The candidates agreed during Saturday's Democratic debate to move on from talking about Bernie Sanders' staff's breach of Hillary Clinton's data, but since then, both campaigns have shown that they're not ready to let it go.
"We appreciated Senator Sanders' apology for the breach of our data at Saturday's debate, but in the two days since, his campaign has continued to raise the possibility that our campaign may have engaged in similar misconduct," Clinton press secretary Brian Fallon said in a statement Monday.
The Clinton team is still angry that Sanders staffers searched through its voter data—which it says represents millions of dollars of spending and thousands of hours of work—and that response is further aggravated by a sense that Sanders and his top aides are showing little remorse, suggesting that the Clinton campaign may have engaged in wrongdoing without any evidence to support it.
In the post-debate spin room and during TV appearances since then, the Vermont senator and his campaign manager, Jeff Weaver, kept up their criticism of what they contend was the Democratic National Committee's failure to react to an earlier set of data security problems. And the campaign is pushing forward on its lawsuit against the DNC even though its access to data has been restored.

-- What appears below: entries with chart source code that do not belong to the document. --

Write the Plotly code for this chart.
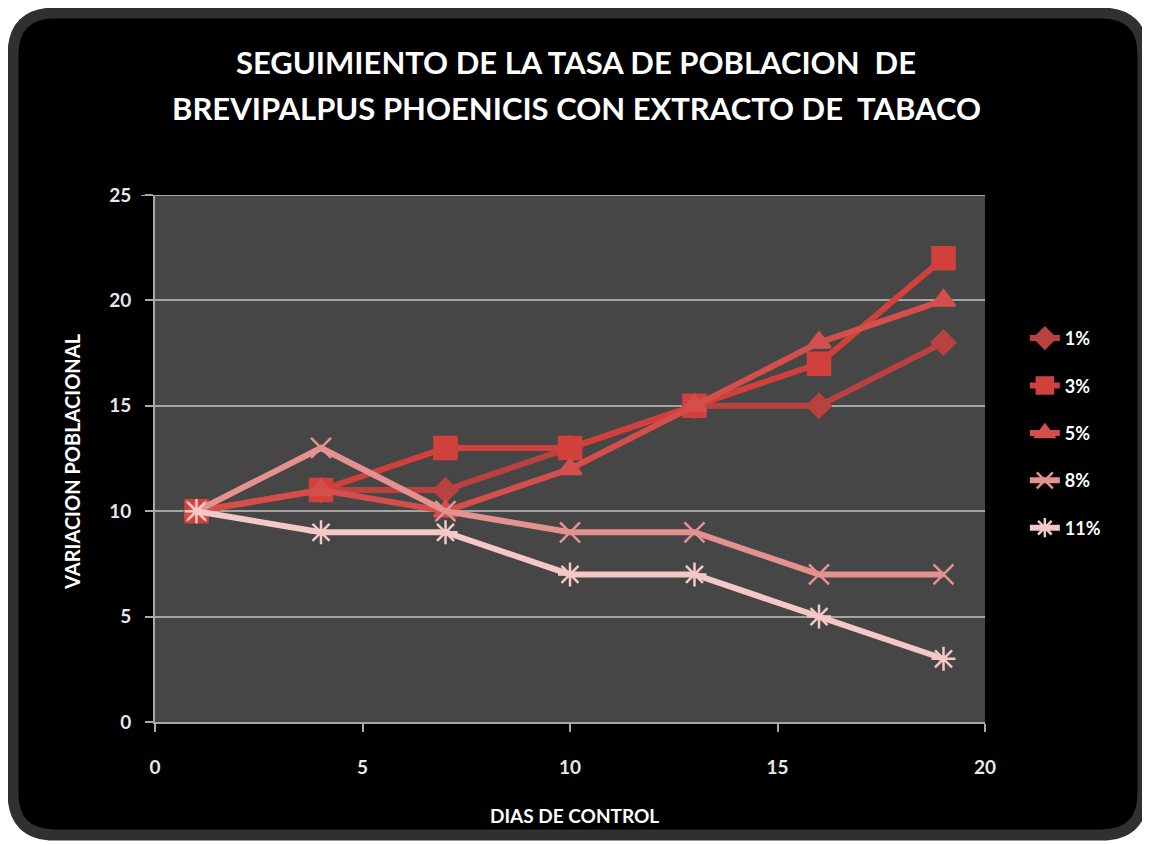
import plotly.graph_objects as go

# days of control
dias = [1, 4, 7, 10, 13, 16, 19]
series_names = ['1%', '3%', '5%', '8%', '11%']
v_1 = [10, 11, 11, 13, 15, 15, 18]
v_3 = [10, 11, 13, 13, 15, 17, 22]
v_5 = [10, 11, 10, 12, 15, 18, 20]
v_8 = [10, 13, 10, 9, 9, 7, 7]
v_11 = [10, 9, 9, 7, 7, 5, 3]
x_ticks = [0, 5, 10, 15, 20]
y_ticks = [0, 5, 10, 15, 20, 25]

# page body adds an 8px offset, so the figure is sized to fit the window
W, H = 1142, 837
ML, MR, MT, MB = 147, 165, 187, 123
PW, PH = W - ML - MR, H - MT - MB

def px(x):
  return (x - ML) / PW

def py(y):
  return (H - MB - y) / PH

def rounded_rect(x0, y0, x1, y1, r):
  return ('M {},{} L {},{} Q {},{} {},{} L {},{} Q {},{} {},{} L {},{} Q {},{} {},{} L {},{} Q {},{} {},{} Z'.format(
    px(x0 + r), py(y0), px(x1 - r), py(y0),
    px(x1), py(y0), px(x1), py(y0 + r),
    px(x1), py(y1 - r),
    px(x1), py(y1), px(x1 - r), py(y1),
    px(x0 + r), py(y1),
    px(x0), py(y1), px(x0), py(y1 - r),
    px(x0), py(y0 + r),
    px(x0), py(y0), px(x0 + r), py(y0)))

colors = ['#b9413f', '#d2403c', '#d44f4b', '#e3928f', '#f3c8c6']
symbols = ['diamond', 'square', 'triangle-up', 'x-thin-open', 'asterisk-open']
sizes = [18, 22, 20, 20, 20]
values = [v_1, v_3, v_5, v_8, v_11]

fig = go.Figure()
for name, vals, color_use, sym, sz in zip(series_names, values, colors, symbols, sizes):
  fig.add_trace(go.Scatter(x = dias, y = vals, mode = 'lines+markers', name = name, legendgroup = name,
                  line = dict(color = color_use, width = 6),
                  marker = dict(symbol = sym, size = sz, color = color_use,
                                line = dict(color = color_use, width = 2.5))))

# dark frame and plot area
fig.add_shape(type = 'path', xref = 'paper', yref = 'paper', layer = 'below',
              path = rounded_rect(5, 5, 1135, 827, 42),
              fillcolor = '#000000', line = dict(color = '#303030', width = 11))
fig.add_shape(type = 'rect', xref = 'paper', yref = 'paper', layer = 'below',
              x0 = 0, x1 = 1, y0 = 0, y1 = 1, fillcolor = '#464646', line = dict(width = 0))
fig.add_shape(type = 'line', xref = 'paper', yref = 'y', layer = 'below',
              x0 = px(ML - 14), x1 = 1, y0 = 25, y1 = 25, line = dict(color = '#a4a4a4', width = 2))

title_font = dict(family = 'Lato', size = 31, color = 'white')
fig.add_annotation(text = '<b>SEGUIMIENTO DE LA TASA DE POBLACION  DE</b>', xref = 'paper', yref = 'paper',
                   x = px(568), y = py(54), xanchor = 'center', yanchor = 'middle', showarrow = False, font = title_font)
fig.add_annotation(text = '<b>BREVIPALPUS PHOENICIS CON EXTRACTO DE  TABACO</b>', xref = 'paper', yref = 'paper',
                   x = px(568), y = py(100), xanchor = 'center', yanchor = 'middle', showarrow = False, font = title_font)
fig.add_annotation(text = '<b>VARIACION POBLACIONAL</b>', xref = 'paper', yref = 'paper', textangle = -90,
                   x = px(64), y = py(454), xanchor = 'center', yanchor = 'middle', showarrow = False,
                   font = dict(family = 'Lato', size = 20, color = 'white'))
fig.add_annotation(text = '<b>DIAS DE CONTROL</b>', xref = 'paper', yref = 'paper',
                   x = px(566), y = py(807), xanchor = 'center', yanchor = 'middle', showarrow = False,
                   font = dict(family = 'Lato', size = 19, color = 'white'))

fig.update_xaxes(range = [0, 20], tickvals = x_ticks, showgrid = False, showline = True,
           linecolor = '#a8a8a8', linewidth = 2, ticks = 'outside', ticklen = 8, tickcolor = '#a8a8a8',
           tickwidth = 2, zeroline = False, ticklabelstandoff = 19,
           tickfont = dict(family = 'Lato', size = 19, color = '#e8e8e8', weight = 'bold'))
fig.update_yaxes(range = [0, 25], tickvals = y_ticks, showgrid = True, gridcolor = '#a4a4a4', gridwidth = 2,
           showline = True, linecolor = '#a8a8a8', linewidth = 2, ticks = 'outside', ticklen = 8,
           tickcolor = '#a8a8a8', tickwidth = 2, zeroline = False, ticklabelstandoff = 10,
           tickfont = dict(family = 'Lato', size = 19, color = '#e8e8e8', weight = 'bold'))

fig.update_layout(width = W, height = H, margin = dict(l = ML, r = MR, t = MT, b = MB),
           paper_bgcolor = 'white', plot_bgcolor = '#464646',
           legend = dict(x = 1.048, xanchor = 'left', y = 0.763, yanchor = 'top', tracegroupgap = 21,
                         font = dict(family = 'Lato', size = 18, color = 'white', weight = 'bold'),
                         bgcolor = 'rgba(0,0,0,0)'),
           showlegend = True)

fig.write_html("out.html")
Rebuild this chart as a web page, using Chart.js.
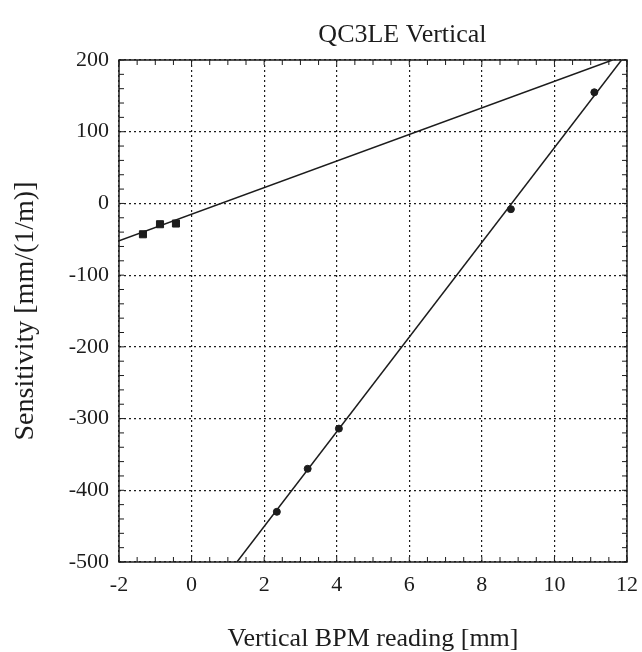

"This is the second breach that the DNC vendors have allowed to happen," Sanders said Monday on CBS This Morning. "What we are asking for now is a thorough investigation with the DNC from day one of these campaigns, to see what the implications of these breaches have been. Have information in fact been able to go both ways? I don't know if that's the case, but that's a possibility." Weaver made similar comments Monday on MSNBC.
Appearing Sunday on ABC's This Week, Sanders conceded he had no evidence to back up the claim but "that's why I want an independent investigation. When there's a breach, when there's a hole in the system, it works both ways." Sanders spokesman Michael Briggs on Monday urged the Clinton campaign to "join us in calling for a thorough, independent investigation" of DNC data security since the start of the 2016 race.
Clinton's staff denies the claim and the DNC contends that it was unaware of a previous breach. "The Clinton campaign has never accessed, let alone copied, data belonging to another campaign. Period," Fallon said Monday.
The Sanders campaign fired its national data director on Thursday and suspended two more staffers on Saturday, something Weaver said only became possible that afternoon after the campaign received vendor NGP VAN's audit logs from the DNC. Party chairwoman Debbie Wasserman Schultz said the Clinton and Sanders campaigns were both given the logs on Wednesday, the day of the breach, and challenged the campaign manager's claims.
Weaver “is the individual, unfortunately for Senator Sanders, he is the individual that has consistently said incorrect things and has been proven to have been saying incorrect things," she said in the spin room after Saturday's debate. "So I wouldn’t really take much more of his word versus ours when everything we’ve said has been proven to be true.”
And, on Monday, Fallon piled on, too, without mentioning Weaver or any other Sanders staffers by name.
"It appears Senator Sanders and his supporters are being misled by certain campaign staff who may be trying to downplay the unique and unethical nature of what happened last week," Fallon said. "Either way, the Sanders campaign needs to immediately stop spreading this utterly false innuendo."